Сент-Питер поравнялся с ним:
– Многое изменилось, Лэнгтри, и не все к лучшему. Разве вы не замечаете большой разницы в студенчестве в целом, в новом поколении, что приходит теперь каждый год, – насколько они другие по сравнению со студентами наших ранних лет?
Гладкий подбородок снова повернулся, и второй профессор европейской истории моргнул:
– В каком именно отношении?
– О, во всеобъемлющем отношении качества! У нас сонмы студентов, но они заурядны.
– Возможно. Я не замечал. – В словах Лэнгтри по-прежнему сквозил лед. Зазвонил церковный колокол. Лэнгтри воспрянул с надеждой. – Извините, доктор Сент-Питер, я направляюсь на службу.
Профессор сдался, пожав плечами:
– Хорошо, хорошо, Лэнгтри, как хотите. Quelle folie![11]
Лэнгтри замер в начатом было развороте на носке и произнес с безупречной вежливостью:
– Прошу прощения?
Сент-Питер махнул рукой, показывая, что у него нет вопросов, и больше не задерживал усердного прихожанина. Он вяло побрел дальше под жарким сентябрьским солнцем, размышляя о том, почему Лэнгтри не видит абсурдности их долгой вражды. В вопросах университетской политики они всегда стояли на прямо противоположных позициях, пока это не стало почти частью их должностных обязанностей – обойти и ущемить друг друга.
Когда молодой Лэнгтри впервые появился в университете, его специальностью считалась американская история. Его дядя был председателем попечительского совета и влиятельным политическим деятелем; университет действительно полагался на него в проведении финансовых ассигнований через законодательное собрание штата. Лэнгтри придерживался консервативных взглядов, и его тон и манеры считались очень британскими. Преподавал он скучно, и студенты его не любили. Университет использовал всевозможные стимулы, чтобы сделать курсы Лэнгтри популярными. Щедро начислялись зачетные единицы за дополнительное чтение. Студент мог прочесть почти любую книгу американского автора, любого периода, и это шло в зачет по американской истории. Говорили, что чтение «Алой буквы» засчитывается в оценку по колониальному периоду, а «Тома Сойера» – по Миссурийскому компромиссу[12]. Сент-Питер открыто критиковал такое потворство в беседах и с преподавателями, и с попечителями. Естественно, «мадам Лэнгтри» ему отомстил. Во время второго творческого отпуска профессора, пока он работал в Испании, Хорас с дядей чуть не отняли у него кафедру. Они действовали такой тихой сапой, что лишь в последний момент бывшие студенты Сент-Питера по всему штату пронюхали, что происходит, на несколько дней бросили свой бизнес или службу, десятками приехали в столицу штата и спасли должность профессора. Фракция врагов оказалась настолько сильна, что, когда пришло время третьего годичного отпуска, профессор не осмелился его просить, а вместо этого взял продление летних каникул. То, что он вел другую работу помимо лекций и публиковал книги, которые не были учебниками в строгом смысле этого слова, дядя Лэнгтри использовал против него.
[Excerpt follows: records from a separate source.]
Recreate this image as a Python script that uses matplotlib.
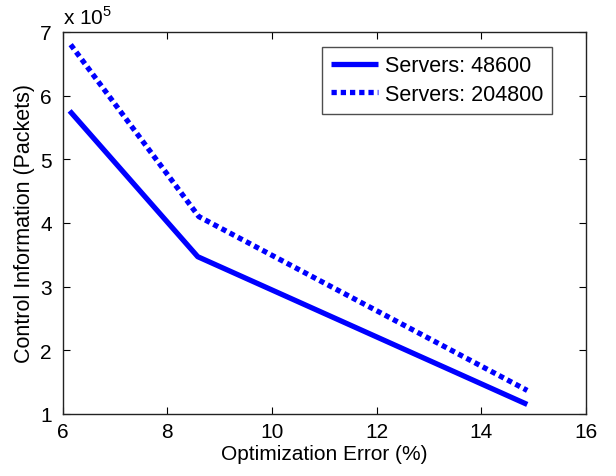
import matplotlib
matplotlib.use("Agg")
import matplotlib.pyplot as plt
from matplotlib.ticker import FuncFormatter

plt.rcParams['font.family'] = ['Liberation Sans', 'DejaVu Sans']
plt.rcParams['mathtext.fontset'] = 'custom'
plt.rcParams['mathtext.rm'] = 'Liberation Sans'

# data
err_48600 = [6.13, 8.58, 14.88]
pkt_48600 = [5.76e5, 3.47e5, 1.15e5]
err_204800 = [6.15, 8.6, 14.88]
pkt_204800 = [6.80e5, 4.10e5, 1.37e5]
labels = ["Servers: 48600", "Servers: 204800"]

fig = plt.figure(figsize=(6.16, 4.77), dpi=100)
ax = fig.add_axes([0.102, 0.130, 0.849, 0.801])

ax.plot(err_48600, pkt_48600, color='#0000ff', lw=3.8, solid_capstyle='butt',
        label=labels[0])
ax.plot(err_204800, pkt_204800, color='#0000ff', lw=3.8, linestyle=(0, (1, 0.75)),
        dash_capstyle='butt', label=labels[1])

ax.set_xlim(6, 16)
ax.set_ylim(1e5, 7e5)
ax.set_xticks(range(6, 17, 2))
ax.set_yticks([i * 1e5 for i in range(1, 8)])
ax.yaxis.set_major_formatter(FuncFormatter(lambda v, p: f"{v / 1e5:g}"))
ax.tick_params(direction='in', top=True, right=True, length=5, width=0.8,
               labelsize=15)
ax.tick_params(axis='x', pad=6)
ax.tick_params(axis='y', pad=8)
for s in ax.spines.values():
    s.set_linewidth(1.0)
    s.set_color('#222222')

ax.set_xlabel("Optimization Error (%)", fontsize=15, labelpad=2)
ax.set_ylabel("Control Information (Packets)", fontsize=15.5, labelpad=4)
ax.text(0.0, 1.01, r"x 10$^{5}$", transform=ax.transAxes, fontsize=15,
        ha='left', va='bottom')

leg = ax.legend(loc='upper right', bbox_to_anchor=(0.935, 0.961), fontsize=15.5,
                frameon=True, fancybox=False, edgecolor='#222222',
                handlelength=2.2, handletextpad=0.3, borderpad=0.4,
                labelspacing=0.35, borderaxespad=0)
leg.get_frame().set_linewidth(1.0)

fig.savefig("out.png", dpi=100)
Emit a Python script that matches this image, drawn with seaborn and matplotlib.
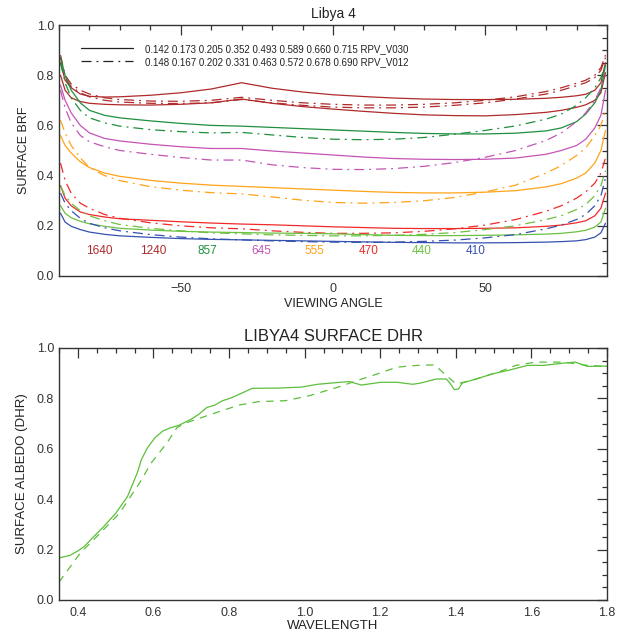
import numpy as np
import pandas as pd
import matplotlib
matplotlib.use("Agg")
import matplotlib.pyplot as plt
from matplotlib.lines import Line2D
from matplotlib.ticker import MultipleLocator
import seaborn as sns

# ---------------- data: top panel (RPV BRF vs viewing angle) ----------------
angles = [-89.5, -88, -86, -83, -80, -75, -70, -60, -50, -40, -30, -20, -10, 0,
          10, 20, 30, 40, 50, 60, 70, 75, 80, 83, 86, 88, 89.5]

bands = ["1640", "1240", "857", "645", "555", "470", "440", "410"]
band_colors = ["#B02A2A", "#B02A2A", "#1F8F3F", "#C455B5", "#FFA31A", "#F02A2A", "#6CC040", "#3551B0"]

v030_1640 = [0.85, 0.78, 0.75, 0.725, 0.716, 0.713, 0.714, 0.72, 0.73, 0.745, 0.770, 0.748, 0.733, 0.722,
             0.715, 0.709, 0.705, 0.703, 0.703, 0.704, 0.708, 0.712, 0.718, 0.724, 0.74, 0.77, 0.85]
v030_1240 = [0.80, 0.74, 0.71, 0.695, 0.688, 0.684, 0.682, 0.681, 0.684, 0.69, 0.705, 0.688, 0.675, 0.665,
             0.656, 0.648, 0.642, 0.639, 0.638, 0.643, 0.652, 0.66, 0.672, 0.682, 0.70, 0.73, 0.81]
v030_857 = [0.87, 0.80, 0.74, 0.69, 0.66, 0.64, 0.63, 0.618, 0.608, 0.60, 0.597, 0.592, 0.587, 0.582,
            0.577, 0.572, 0.568, 0.566, 0.566, 0.569, 0.578, 0.59, 0.615, 0.645, 0.69, 0.74, 0.84]
v030_645 = [0.76, 0.70, 0.65, 0.60, 0.57, 0.548, 0.538, 0.525, 0.515, 0.508, 0.508, 0.498, 0.49, 0.482,
            0.474, 0.468, 0.465, 0.464, 0.465, 0.47, 0.485, 0.50, 0.52, 0.545, 0.59, 0.64, 0.74]
v030_555 = [0.56, 0.52, 0.49, 0.455, 0.432, 0.41, 0.397, 0.381, 0.37, 0.362, 0.357, 0.352, 0.347, 0.342,
            0.337, 0.333, 0.331, 0.331, 0.334, 0.34, 0.355, 0.368, 0.39, 0.41, 0.45, 0.50, 0.58]
v030_470 = [0.36, 0.31, 0.28, 0.255, 0.245, 0.235, 0.228, 0.222, 0.216, 0.211, 0.207, 0.204, 0.200, 0.196,
            0.193, 0.19, 0.189, 0.189, 0.19, 0.192, 0.198, 0.203, 0.212, 0.22, 0.24, 0.27, 0.33]
v030_440 = [0.28, 0.25, 0.232, 0.218, 0.208, 0.198, 0.19, 0.183, 0.178, 0.175, 0.173, 0.171, 0.170, 0.168,
            0.165, 0.162, 0.161, 0.161, 0.162, 0.164, 0.167, 0.17, 0.176, 0.182, 0.195, 0.215, 0.27]
v030_410 = [0.25, 0.215, 0.198, 0.185, 0.175, 0.166, 0.16, 0.154, 0.149, 0.146, 0.144, 0.142, 0.14, 0.138,
            0.136, 0.134, 0.133, 0.132, 0.132, 0.133, 0.135, 0.137, 0.14, 0.145, 0.155, 0.172, 0.21]

v012_1640 = [0.88, 0.80, 0.765, 0.74, 0.725, 0.71, 0.703, 0.697, 0.696, 0.70, 0.712, 0.70, 0.69, 0.684,
             0.681, 0.681, 0.684, 0.690, 0.70, 0.714, 0.735, 0.75, 0.768, 0.78, 0.80, 0.83, 0.88]
v012_1240 = [0.87, 0.79, 0.755, 0.73, 0.714, 0.70, 0.693, 0.688, 0.687, 0.69, 0.703, 0.69, 0.68, 0.673,
             0.67, 0.67, 0.673, 0.68, 0.69, 0.705, 0.725, 0.74, 0.758, 0.77, 0.79, 0.82, 0.87]
v012_857 = [0.85, 0.77, 0.71, 0.66, 0.63, 0.61, 0.597, 0.583, 0.575, 0.57, 0.572, 0.562, 0.552, 0.545,
            0.543, 0.545, 0.552, 0.565, 0.58, 0.598, 0.625, 0.645, 0.68, 0.71, 0.75, 0.79, 0.84]
v012_645 = [0.74, 0.67, 0.61, 0.56, 0.535, 0.515, 0.50, 0.485, 0.472, 0.462, 0.462, 0.443, 0.432, 0.425,
            0.424, 0.428, 0.437, 0.452, 0.473, 0.50, 0.54, 0.57, 0.615, 0.65, 0.70, 0.75, 0.80]
v012_555 = [0.62, 0.57, 0.52, 0.47, 0.432, 0.40, 0.38, 0.356, 0.342, 0.332, 0.327, 0.315, 0.302, 0.293,
            0.29, 0.293, 0.30, 0.313, 0.335, 0.362, 0.41, 0.44, 0.48, 0.51, 0.56, 0.60, 0.66]
v012_470 = [0.45, 0.38, 0.33, 0.29, 0.27, 0.245, 0.23, 0.212, 0.20, 0.192, 0.188, 0.18, 0.174, 0.170,
            0.17, 0.172, 0.178, 0.188, 0.203, 0.225, 0.258, 0.28, 0.31, 0.335, 0.37, 0.41, 0.47]
v012_440 = [0.36, 0.32, 0.29, 0.26, 0.24, 0.22, 0.205, 0.19, 0.18, 0.172, 0.168, 0.164, 0.162, 0.160,
            0.16, 0.162, 0.166, 0.173, 0.185, 0.2, 0.225, 0.24, 0.265, 0.285, 0.32, 0.36, 0.42]
v012_410 = [0.33, 0.29, 0.26, 0.23, 0.21, 0.192, 0.18, 0.165, 0.155, 0.148, 0.144, 0.14, 0.137, 0.135,
            0.134, 0.135, 0.138, 0.143, 0.152, 0.165, 0.188, 0.203, 0.225, 0.245, 0.28, 0.32, 0.39]

v030_params = "0.142 0.173 0.205 0.352 0.493 0.589 0.660 0.715 RPV_V030"
v012_params = "0.148 0.167 0.202 0.331 0.463 0.572 0.678 0.690 RPV_V012"

# ---------------- data: bottom panel (DHR spectrum) ----------------
wl_solid = [0.35, 0.379, 0.40, 0.416, 0.437, 0.468, 0.50, 0.531, 0.557, 0.568, 0.584, 0.604, 0.625,
            0.646, 0.667, 0.699, 0.72, 0.741, 0.762, 0.783, 0.804, 0.825, 0.861, 0.93, 0.992, 1.034,
            1.118, 1.15, 1.202, 1.244, 1.286, 1.307, 1.349, 1.375, 1.386, 1.396, 1.407, 1.417, 1.454,
            1.496, 1.538, 1.59, 1.632, 1.685, 1.716, 1.748, 1.8]
dhr_solid = [0.167, 0.177, 0.195, 0.211, 0.244, 0.291, 0.344, 0.41, 0.504, 0.557, 0.604, 0.644, 0.671,
             0.684, 0.693, 0.717, 0.737, 0.764, 0.773, 0.791, 0.801, 0.815, 0.84, 0.841, 0.845, 0.856,
             0.867, 0.853, 0.864, 0.864, 0.856, 0.861, 0.877, 0.877, 0.857, 0.835, 0.837, 0.861, 0.877,
             0.897, 0.911, 0.931, 0.931, 0.94, 0.944, 0.927, 0.928]
wl_dashed = [0.35, 0.405, 0.458, 0.51, 0.563, 0.594, 0.636, 0.662, 0.688, 0.741, 0.825, 0.877, 0.95,
             1.013, 1.087, 1.139, 1.192, 1.244, 1.297, 1.344, 1.37, 1.401, 1.454, 1.517, 1.559, 1.611,
             1.685, 1.748, 1.8]
dhr_dashed = [0.071, 0.184, 0.264, 0.344, 0.464, 0.544, 0.624, 0.684, 0.704, 0.731, 0.773, 0.787, 0.791,
              0.811, 0.844, 0.871, 0.897, 0.924, 0.931, 0.933, 0.897, 0.857, 0.877, 0.907, 0.931, 0.944,
              0.944, 0.931, 0.927]

# ---------------- build tables ----------------
v030 = [v030_1640, v030_1240, v030_857, v030_645, v030_555, v030_470, v030_440, v030_410]
v012 = [v012_1640, v012_1240, v012_857, v012_645, v012_555, v012_470, v012_440, v012_410]
rows = []
for b, s030, s012 in zip(bands, v030, v012):
    for a, y in zip(angles, s030):
        rows.append((a, y, b, "RPV_V030"))
    for a, y in zip(angles, s012):
        rows.append((a, y, b, "RPV_V012"))
df_top = pd.DataFrame(rows, columns=["angle", "brf", "band", "model"])

df_bot = pd.concat([
    pd.DataFrame({"wl": wl_solid, "dhr": dhr_solid, "kind": "solid"}),
    pd.DataFrame({"wl": wl_dashed, "dhr": dhr_dashed, "kind": "dashed"}),
])

# ---------------- style ----------------
sns.set_style("white")
plt.rcParams["font.family"] = ["Liberation Sans", "DejaVu Sans"]
plt.rcParams["axes.edgecolor"] = "#333333"
plt.rcParams["axes.linewidth"] = 1.0
plt.rcParams["xtick.color"] = "#333333"
plt.rcParams["ytick.color"] = "#333333"
plt.rcParams["text.color"] = "#222222"
plt.rcParams["axes.labelcolor"] = "#222222"

fig = plt.figure(figsize=(6.21, 6.38), dpi=100)
ax1 = fig.add_axes([59 / 621, 1 - 276 / 638, 548 / 621, 251 / 638])
ax2 = fig.add_axes([59 / 621, 1 - 600 / 638, 548 / 621, 252 / 638])

dd = (8, 4, 1.5, 4)
sns.lineplot(data=df_top, x="angle", y="brf", hue="band", style="model",
             hue_order=bands, palette=dict(zip(bands, band_colors)),
             style_order=["RPV_V030", "RPV_V012"],
             dashes={"RPV_V030": "", "RPV_V012": dd},
             sort=False, estimator=None, units=None, legend=False,
             linewidth=0.9, ax=ax1)

sns.lineplot(data=df_bot, x="wl", y="dhr", style="kind",
             style_order=["solid", "dashed"],
             dashes={"solid": "", "dashed": (6, 5)},
             color="#5CBF3A", sort=False, estimator=None, legend=False,
             linewidth=0.9, ax=ax2)


def idl_axes(ax, xmaj, xmin, ymaj, ymin):
    ax.xaxis.set_major_locator(MultipleLocator(xmaj))
    ax.xaxis.set_minor_locator(MultipleLocator(xmin))
    ax.yaxis.set_major_locator(MultipleLocator(ymaj))
    ax.yaxis.set_minor_locator(MultipleLocator(ymin))
    ax.tick_params(which="both", direction="in", top=True, right=True, width=0.9)
    ax.tick_params(which="major", length=7.5, labelsize=9)
    ax.tick_params(which="minor", length=3.5)
    ax.tick_params(axis="y", which="major", pad=3.5)
    ax.tick_params(axis="x", which="major", pad=5)
    for sp in ax.spines.values():
        sp.set_visible(True)


# top panel
ax1.set_xlim(-90, 90)
ax1.set_ylim(0, 1.0)
idl_axes(ax1, 50, 10, 0.2, 0.05)
ax1.set_xticks([-50, 0, 50])
ax1.yaxis.set_major_formatter(matplotlib.ticker.FormatStrFormatter("%.1f"))
ax1.set_title("Libya 4", fontsize=10, pad=5)
ax1.set_xlabel("VIEWING ANGLE", fontsize=9, labelpad=2)
ax1.set_ylabel("SURFACE BRF", fontsize=9, labelpad=5)

label_x = np.linspace(-76.6, 46.9, len(bands))
for lx, b, c in zip(label_x, bands, band_colors):
    ax1.text(lx, 0.10, b, color=c, fontsize=8.5, ha="center", va="center")

handles = [Line2D([], [], color="#222222", lw=0.9),
           Line2D([], [], color="#222222", lw=0.9, dashes=dd)]
ax1.legend(handles, [v030_params, v012_params], loc="upper left",
           bbox_to_anchor=(0.04, 0.925), frameon=False, fontsize=7,
           handlelength=5.4, handletextpad=1.2, labelspacing=0.3,
           borderpad=0, borderaxespad=0)

# bottom panel
ax2.set_xlim(0.35, 1.8)
ax2.set_ylim(0, 1.0)
idl_axes(ax2, 0.2, 0.05, 0.2, 0.05)
ax2.xaxis.set_major_formatter(matplotlib.ticker.FormatStrFormatter("%.1f"))
ax2.yaxis.set_major_formatter(matplotlib.ticker.FormatStrFormatter("%.1f"))
ax2.set_title("LIBYA4 SURFACE DHR", fontsize=12, pad=5)
ax2.set_xlabel("WAVELENGTH", fontsize=9.5, labelpad=1)
ax2.set_ylabel("SURFACE ALBEDO (DHR)", fontsize=9.5, labelpad=6)

fig.savefig("out.png", dpi=100)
Лэнгтри считал, что непопулярность его курса объясняется предметом, и для него создали новую кафедру. Не могло быть двух заведующих европейской историей, поэтому совет попечителей создал для Лэнгтри кафедру новой истории, или, как называл ее Сент-Питер, новую кафедру истории. В последние годы дела Лэнгтри пошли в гору по причинам, не слишком связанным с лекциями. В университет хлынула волна парней из села и маленьких городков, и Лэнгтри странным образом стал для них наставником в манерах – что называется, «облагораживающим влиянием». Футболисту с фермы, небедному, но при этом не умеющему одеваться и держать себя в обществе, Лэнгтри казался кратчайшим способом наверстать нехватку. Он несколько раз возил группы студентов в Лондон на лето, и они возвращались преображенными. Лэнгтри также создал в университете отделение очень популярного студенческого братства, а также парного к нему сестричества для студенток, и члены этих обществ тоже горячо блюли интересы Лэнгтри. Его положение среди профессорско-преподавательского состава теперь не уступало положению самого Сент-Питера, и тот недоумевал, из-за чего Лэнгтри до сих пор обижен.
Какой смысл поддерживать вражду? Они оба явились сюда молодыми, борясь за место под солнцем; теперь они уже не очень молоды; вероятно, ни один из них никогда не получит лучшей должности. Неужели Лэнгтри не видит, что это ничья, что они оба побиты?